Aim:
Extract only the first line of the listing and every line after it up to and including the one with "0.12, 0.167, 0.245]". Omit the pictures.

Material shown:
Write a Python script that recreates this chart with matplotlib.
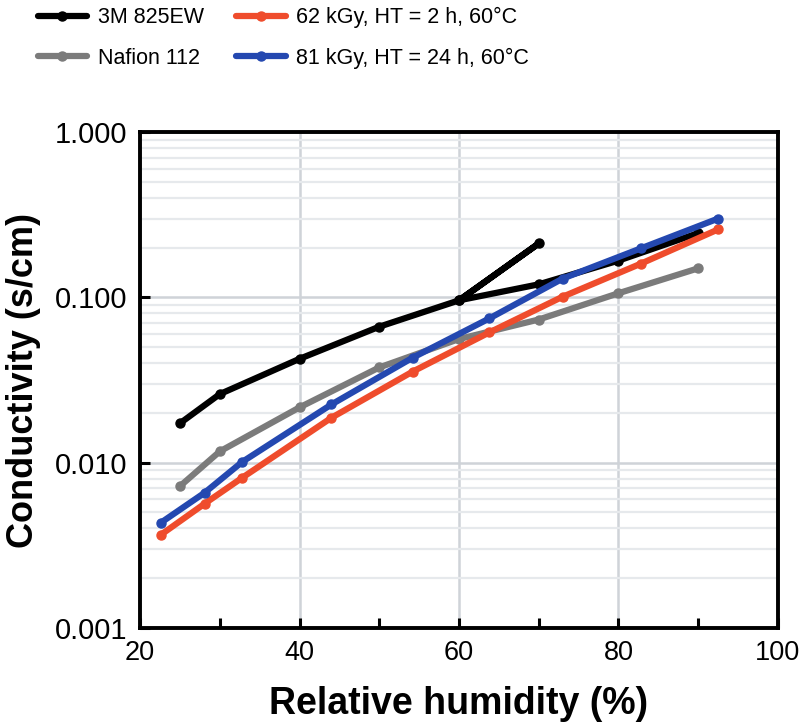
import matplotlib.pyplot as plt
from matplotlib.ticker import FixedLocator, NullFormatter, LogLocator
import numpy as np

plt.rcParams["font.family"] = ["Liberation Sans", "DejaVu Sans"]

# 3M 825EW: the line runs up to 70 % then returns to 60 % and continues
rh_3m = [25, 30, 40, 50, 60, 70, 60, 70, 80, 90]
cond_3m = [0.0173, 0.026, 0.0425, 0.0665, 0.096, 0.212, 0.096, 0.12, 0.167, 0.245]

rh_nafion = [25, 30, 40, 50, 60, 70, 80, 90]
cond_nafion = [0.0072, 0.0117, 0.0216, 0.0377, 0.056, 0.0735, 0.106, 0.15]

rh_irr = [22.6, 28.1, 32.8, 44.0, 54.2, 63.8, 73.0, 82.8, 92.5]
cond_62kgy = [0.00366, 0.00565, 0.0081, 0.0187, 0.0356, 0.0614, 0.101, 0.16, 0.258]
cond_81kgy = [0.00433, 0.00658, 0.0101, 0.0225, 0.0432, 0.0746, 0.13, 0.198, 0.30]

series = [
    ("3M 825EW", rh_3m, cond_3m, "black"),
    ("Nafion 112", rh_nafion, cond_nafion, "#7b7b7b"),
    ("62 kGy, HT = 2 h, 60°C", rh_irr, cond_62kgy, "#ef4c2c"),
    ("81 kGy, HT = 24 h, 60°C", rh_irr, cond_81kgy, "#2448b0"),
]

fig = plt.figure(figsize=(8, 7.26), dpi=100)
ax = fig.add_axes([0.175, 0.135, 0.7975, 0.683])

for label, x, y, color in series:
    ax.plot(x, y, color=color, linewidth=4.5, marker="o", markersize=6.5,
            label=label, solid_capstyle="round", zorder=3)

ax.set_yscale("log")
ax.set_xlim(20, 100)
ax.set_ylim(0.001, 1.0)

ax.set_xticks([20, 40, 60, 80, 100])
ax.xaxis.set_minor_locator(FixedLocator([30, 50, 70, 90]))
ax.set_yticks([0.001, 0.01, 0.1, 1.0])
ax.set_yticklabels(["0.001", "0.010", "0.100", "1.000"])
ax.yaxis.set_minor_locator(LogLocator(base=10, subs=np.arange(2, 10)))
ax.yaxis.set_minor_formatter(NullFormatter())

ax.tick_params(axis="both", which="major", direction="in", length=7, width=2.2,
               pad=9)
ax.tick_params(axis="y", which="major", labelsize=21)
ax.tick_params(axis="x", which="major", labelsize=19.5)
ax.tick_params(axis="x", which="minor", direction="in", length=7, width=2.2)
ax.tick_params(axis="y", which="minor", length=0)

ax.grid(True, axis="x", which="major", color="#cfd3d8", linewidth=1.8, zorder=0)
ax.grid(True, axis="y", which="both", color="#e6e9ec", linewidth=1.6, zorder=0)
ax.grid(True, axis="y", which="major", color="#cfd3d8", linewidth=1.8, zorder=0)

for spine in ax.spines.values():
    spine.set_linewidth(2.8)

ax.set_xlabel("Relative humidity (%)", fontsize=27, fontweight="bold", labelpad=14)
ax.set_ylabel("Conductivity (s/cm)", fontsize=26, fontweight="bold", labelpad=10)

handles, labels = ax.get_legend_handles_labels()
fig.legend(handles, labels, ncol=2, loc="upper left", bbox_to_anchor=(0.047, 0.99),
           frameon=False, fontsize=15.5, handlelength=2.3, columnspacing=1.5,
           labelspacing=0.9, handletextpad=0.5, borderpad=0, borderaxespad=0)

fig.savefig("out.png", dpi=100)
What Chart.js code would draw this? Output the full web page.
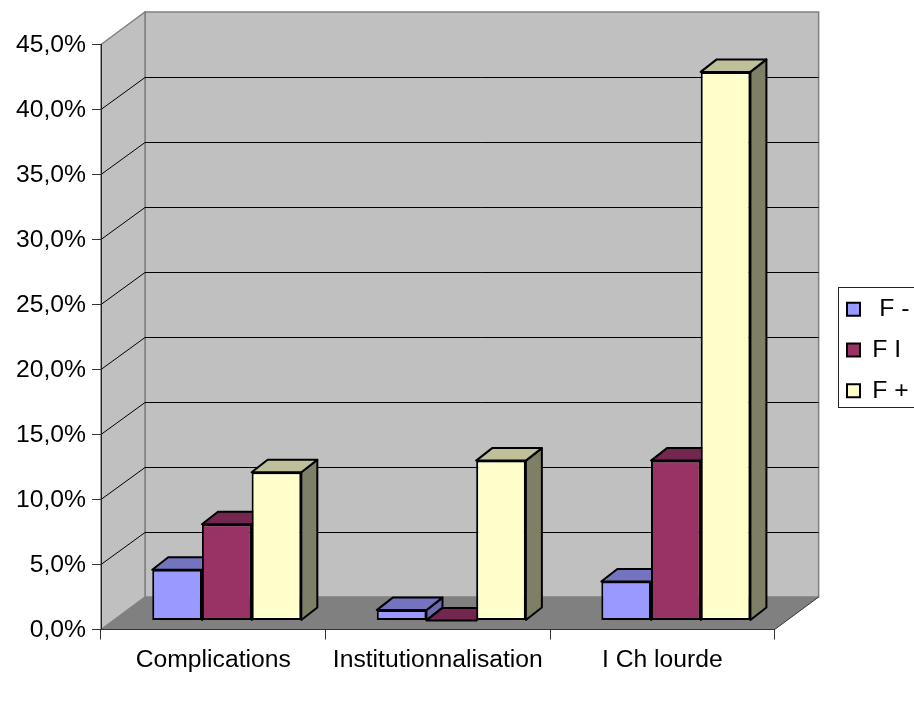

Answer to this problem:
Write a Python script that recreates this chart with matplotlib.
import matplotlib.pyplot as plt
from matplotlib.ticker import FixedLocator, NullFormatter, LogLocator
import numpy as np

plt.rcParams["font.family"] = ["Liberation Sans", "DejaVu Sans"]

# 3M 825EW: the line runs up to 70 % then returns to 60 % and continues
rh_3m = [25, 30, 40, 50, 60, 70, 60, 70, 80, 90]
cond_3m = [0.0173, 0.026, 0.0425, 0.0665, 0.096, 0.212, 0.096, 0.12, 0.167, 0.245]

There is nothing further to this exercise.